─── Supplied data ───
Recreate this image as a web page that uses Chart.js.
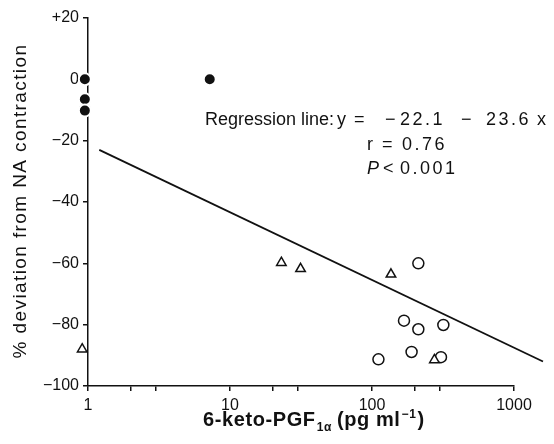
<!DOCTYPE html>
<html>
<head>
<meta charset="utf-8">
<script src="https://cdn.jsdelivr.net/npm/chart.js@4.4.1/dist/chart.umd.min.js"></script>
<style>
  html, body { margin: 0; padding: 0; background: #fff; }
  #wrap { width: 554px; height: 444px; }
</style>
</head>
<body>
<div id="wrap"><canvas id="chart" width="554" height="444"></canvas></div>
<script>
// filled circles (controls); listed unsorted so Chart.js draws all of them
const controlX = [7.2, 0.95, 0.95, 0.95];
const controlY = [0, 0, -6.5, -10.2];
// open circles
const circleX = [212, 168, 212, 318, 1750, 111, 190, 306, 1730];
const circleY = [-60, -78.7, -81.5, -80.1, -81.7, -91.3, -88.9, -90.6, -93.9];
// open triangles
const triangleX = [23, 0.91, 31.4, 136, 275];
const triangleY = [-59.8, -88, -61.8, -63.6, -91.5];
// regression line end points
const regressionX = [1.2, 1600];
const regressionY = [-23, -92];

const xTicks = [1, 2, 3, 10, 20, 30, 100, 200, 300, 1000];
const xTickLabels = ["1", "10", "100", "1000"];
const yTicks = [20, 0, -20, -40, -60, -80, -100];

const ink = "#111";
const fontFamily = "'Liberation Sans', Arial, Helvetica, sans-serif";

const zip = (xs, ys) => xs.map((x, i) => ({ x, y: ys[i] }));

const formatY = (v) => (v > 0 ? "+" + v : v < 0 ? "\u2212" + Math.abs(v) : "0");

// titles and the regression note are drawn by hand (sub/superscripts, italics)
const textPlugin = {
  id: "figureText",
  afterDraw(chart) {
    const ctx = chart.ctx;
    ctx.save();
    ctx.fillStyle = ink;

    // y title
    ctx.save();
    ctx.translate(21, 201);
    ctx.rotate(-Math.PI / 2);
    ctx.font = `19px ${fontFamily}`;
    ctx.letterSpacing = "1.4px";
    ctx.textAlign = "center";
    ctx.textBaseline = "middle";
    ctx.fillText("% deviation from NA contraction", 0, 0);
    ctx.restore();

    // x title with subscript / superscript
    ctx.textBaseline = "alphabetic";
    ctx.textAlign = "left";
    ctx.letterSpacing = "0.6px";
    const big = `bold 20px ${fontFamily}`;
    const small = `bold 12px ${fontFamily}`;
    let x = 203;
    const base = 426;
    const parts = [
      ["6-keto-PGF", big, 0, 1],
      ["1\u03b1", small, 5, 5],
      ["(pg ml", big, 0, 1],
      ["\u22121", small, -8, 1],
      [")", big, 0, 0],
    ];
    parts.forEach(([t, f, dy, gap]) => {
      ctx.font = f;
      ctx.fillText(t, x, base + dy);
      x += ctx.measureText(t).width + gap;
    });

    // regression note
    const note = `18px ${fontFamily}`;
    const noteItalic = `italic 18px ${fontFamily}`;
    const segments = [
      ["Regression line:", 205, 125, note, 0],
      ["y", 337, 125, note, 0],
      ["=", 354, 125, note, 0],
      ["\u2212", 385, 125, note, 0],
      ["22.1", 400, 125, note, 2.5],
      ["\u2212", 461, 125, note, 0],
      ["23.6", 486, 125, note, 2.5],
      ["x", 537, 125, note, 0],
      ["r", 367, 150, note, 0],
      ["=", 382, 150, note, 0],
      ["0.76", 402, 150, note, 2.5],
      ["P", 367, 174, noteItalic, 0],
      ["<", 383, 174, note, 0],
      ["0.001", 400, 174, note, 2.5],
    ];
    segments.forEach(([t, sx, sy, f, ls]) => {
      ctx.font = f;
      ctx.letterSpacing = ls + "px";
      ctx.fillText(t, sx, sy);
    });
    ctx.restore();
  },
};

new Chart(document.getElementById("chart"), {
  type: "scatter",
  data: {
    datasets: [
      {
        label: "control",
        data: zip(controlX, controlY),
        pointStyle: "circle",
        pointRadius: 6,
        pointBackgroundColor: ink,
        pointBorderColor: "#fff",
        pointBorderWidth: 2,
        clip: false,
      },
      {
        label: "triangles",
        data: zip(triangleX, triangleY),
        pointStyle: "triangle",
        pointRadius: 5.5,
        pointBackgroundColor: "#fff",
        pointBorderColor: ink,
        pointBorderWidth: 1.5,
        clip: false,
      },
      {
        label: "circles",
        data: zip(circleX, circleY),
        pointStyle: "circle",
        pointRadius: 5.5,
        pointBackgroundColor: "#fff",
        pointBorderColor: ink,
        pointBorderWidth: 1.5,
        clip: false,
      },
      {
        label: "regression",
        type: "line",
        data: zip(regressionX, regressionY),
        borderColor: ink,
        borderWidth: 1.8,
        pointRadius: 0,
        fill: false,
        clip: false,
      },
    ],
  },
  options: {
    responsive: false,
    animation: false,
    events: [],
    layout: { padding: { left: 0, right: 40, top: 18, bottom: 0 } },
    plugins: {
      legend: { display: false },
      tooltip: { enabled: false },
    },
    scales: {
      x: {
        type: "logarithmic",
        min: 1,
        max: 1000,
        afterBuildTicks: (s) => {
          s.ticks = xTicks.map((v) => ({ value: v }));
        },
        afterFit: (s) => {
          s.height = 58;
        },
        ticks: {
          autoSkip: false,
          maxRotation: 0,
          color: ink,
          padding: 5,
          font: { family: fontFamily, size: 16 },
          callback: (v) => (xTickLabels.includes(String(v)) ? String(v) : ""),
        },
        grid: { drawOnChartArea: false, drawTicks: true, tickLength: 5, color: ink, lineWidth: 1.5 },
        border: { display: true, color: ink, width: 1.5 },
      },
      y: {
        min: -100,
        max: 20,
        afterBuildTicks: (s) => {
          s.ticks = yTicks.map((v) => ({ value: v }));
        },
        afterFit: (s) => {
          s.width = 88;
        },
        ticks: {
          color: ink,
          padding: 4,
          font: { family: fontFamily, size: 16 },
          callback: (v) => formatY(v),
        },
        grid: { drawOnChartArea: false, drawTicks: true, tickLength: 5, color: ink, lineWidth: 1.5 },
        border: { display: true, color: ink, width: 1.5 },
      },
    },
  },
  plugins: [textPlugin],
});
</script>
</body>
</html>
───
Quote the data exactly, leaving every image out of the copy.

Recreate this image as a web page that uses Chart.js.
<!DOCTYPE html>
<html>
<head>
<meta charset="utf-8">
<script src="https://cdn.jsdelivr.net/npm/chart.js@4.4.1/dist/chart.umd.min.js"></script>
<style>
  html, body { margin: 0; padding: 0; background: #fff; }
  #wrap { width: 554px; height: 444px; }
</style>
</head>
<body>
<div id="wrap"><canvas id="chart" width="554" height="444"></canvas></div>
<script>
// filled circles (controls); listed unsorted so Chart.js draws all of them
const controlX = [7.2, 0.95, 0.95, 0.95];
const controlY = [0, 0, -6.5, -10.2];
// open circles
const circleX = [212, 168, 212, 318, 1750, 111, 190, 306, 1730];
const circleY = [-60, -78.7, -81.5, -80.1, -81.7, -91.3, -88.9, -90.6, -93.9];
// open triangles
const triangleX = [23, 0.91, 31.4, 136, 275];
const triangleY = [-59.8, -88, -61.8, -63.6, -91.5];
// regression line end points
const regressionX = [1.2, 1600];
const regressionY = [-23, -92];

const xTicks = [1, 2, 3, 10, 20, 30, 100, 200, 300, 1000];
const xTickLabels = ["1", "10", "100", "1000"];
const yTicks = [20, 0, -20, -40, -60, -80, -100];

const ink = "#111";
const fontFamily = "'Liberation Sans', Arial, Helvetica, sans-serif";

const zip = (xs, ys) => xs.map((x, i) => ({ x, y: ys[i] }));

const formatY = (v) => (v > 0 ? "+" + v : v < 0 ? "\u2212" + Math.abs(v) : "0");

// titles and the regression note are drawn by hand (sub/superscripts, italics)
const textPlugin = {
  id: "figureText",
  afterDraw(chart) {
    const ctx = chart.ctx;
    ctx.save();
    ctx.fillStyle = ink;

    // y title
    ctx.save();
    ctx.translate(21, 201);
    ctx.rotate(-Math.PI / 2);
    ctx.font = `19px ${fontFamily}`;
    ctx.letterSpacing = "1.4px";
    ctx.textAlign = "center";
    ctx.textBaseline = "middle";
    ctx.fillText("% deviation from NA contraction", 0, 0);
    ctx.restore();

    // x title with subscript / superscript
    ctx.textBaseline = "alphabetic";
    ctx.textAlign = "left";
    ctx.letterSpacing = "0.6px";
    const big = `bold 20px ${fontFamily}`;
    const small = `bold 12px ${fontFamily}`;
    let x = 203;
    const base = 426;
    const parts = [
      ["6-keto-PGF", big, 0, 1],
      ["1\u03b1", small, 5, 5],
      ["(pg ml", big, 0, 1],
      ["\u22121", small, -8, 1],
      [")", big, 0, 0],
    ];
    parts.forEach(([t, f, dy, gap]) => {
      ctx.font = f;
      ctx.fillText(t, x, base + dy);
      x += ctx.measureText(t).width + gap;
    });

    // regression note
    const note = `18px ${fontFamily}`;
    const noteItalic = `italic 18px ${fontFamily}`;
    const segments = [
      ["Regression line:", 205, 125, note, 0],
      ["y", 337, 125, note, 0],
      ["=", 354, 125, note, 0],
      ["\u2212", 385, 125, note, 0],
      ["22.1", 400, 125, note, 2.5],
      ["\u2212", 461, 125, note, 0],
      ["23.6", 486, 125, note, 2.5],
      ["x", 537, 125, note, 0],
      ["r", 367, 150, note, 0],
      ["=", 382, 150, note, 0],
      ["0.76", 402, 150, note, 2.5],
      ["P", 367, 174, noteItalic, 0],
      ["<", 383, 174, note, 0],
      ["0.001", 400, 174, note, 2.5],
    ];
    segments.forEach(([t, sx, sy, f, ls]) => {
      ctx.font = f;
      ctx.letterSpacing = ls + "px";
      ctx.fillText(t, sx, sy);
    });
    ctx.restore();
  },
};

new Chart(document.getElementById("chart"), {
  type: "scatter",
  data: {
    datasets: [
      {
        label: "control",
        data: zip(controlX, controlY),
        pointStyle: "circle",
        pointRadius: 6,
        pointBackgroundColor: ink,
        pointBorderColor: "#fff",
        pointBorderWidth: 2,
        clip: false,
      },
      {
        label: "triangles",
        data: zip(triangleX, triangleY),
        pointStyle: "triangle",
        pointRadius: 5.5,
        pointBackgroundColor: "#fff",
        pointBorderColor: ink,
        pointBorderWidth: 1.5,
        clip: false,
      },
      {
        label: "circles",
        data: zip(circleX, circleY),
        pointStyle: "circle",
        pointRadius: 5.5,
        pointBackgroundColor: "#fff",
        pointBorderColor: ink,
        pointBorderWidth: 1.5,
        clip: false,
      },
      {
        label: "regression",
        type: "line",
        data: zip(regressionX, regressionY),
        borderColor: ink,
        borderWidth: 1.8,
        pointRadius: 0,
        fill: false,
        clip: false,
      },
    ],
  },
  options: {
    responsive: false,
    animation: false,
    events: [],
    layout: { padding: { left: 0, right: 40, top: 18, bottom: 0 } },
    plugins: {
      legend: { display: false },
      tooltip: { enabled: false },
    },
    scales: {
      x: {
        type: "logarithmic",
        min: 1,
        max: 1000,
        afterBuildTicks: (s) => {
          s.ticks = xTicks.map((v) => ({ value: v }));
        },
        afterFit: (s) => {
          s.height = 58;
        },
        ticks: {
          autoSkip: false,
          maxRotation: 0,
          color: ink,
          padding: 5,
          font: { family: fontFamily, size: 16 },
          callback: (v) => (xTickLabels.includes(String(v)) ? String(v) : ""),
        },
        grid: { drawOnChartArea: false, drawTicks: true, tickLength: 5, color: ink, lineWidth: 1.5 },
        border: { display: true, color: ink, width: 1.5 },
      },
      y: {
        min: -100,
        max: 20,
        afterBuildTicks: (s) => {
          s.ticks = yTicks.map((v) => ({ value: v }));
        },
        afterFit: (s) => {
          s.width = 88;
        },
        ticks: {
          color: ink,
          padding: 4,
          font: { family: fontFamily, size: 16 },
          callback: (v) => formatY(v),
        },
        grid: { drawOnChartArea: false, drawTicks: true, tickLength: 5, color: ink, lineWidth: 1.5 },
        border: { display: true, color: ink, width: 1.5 },
      },
    },
  },
  plugins: [textPlugin],
});
</script>
</body>
</html>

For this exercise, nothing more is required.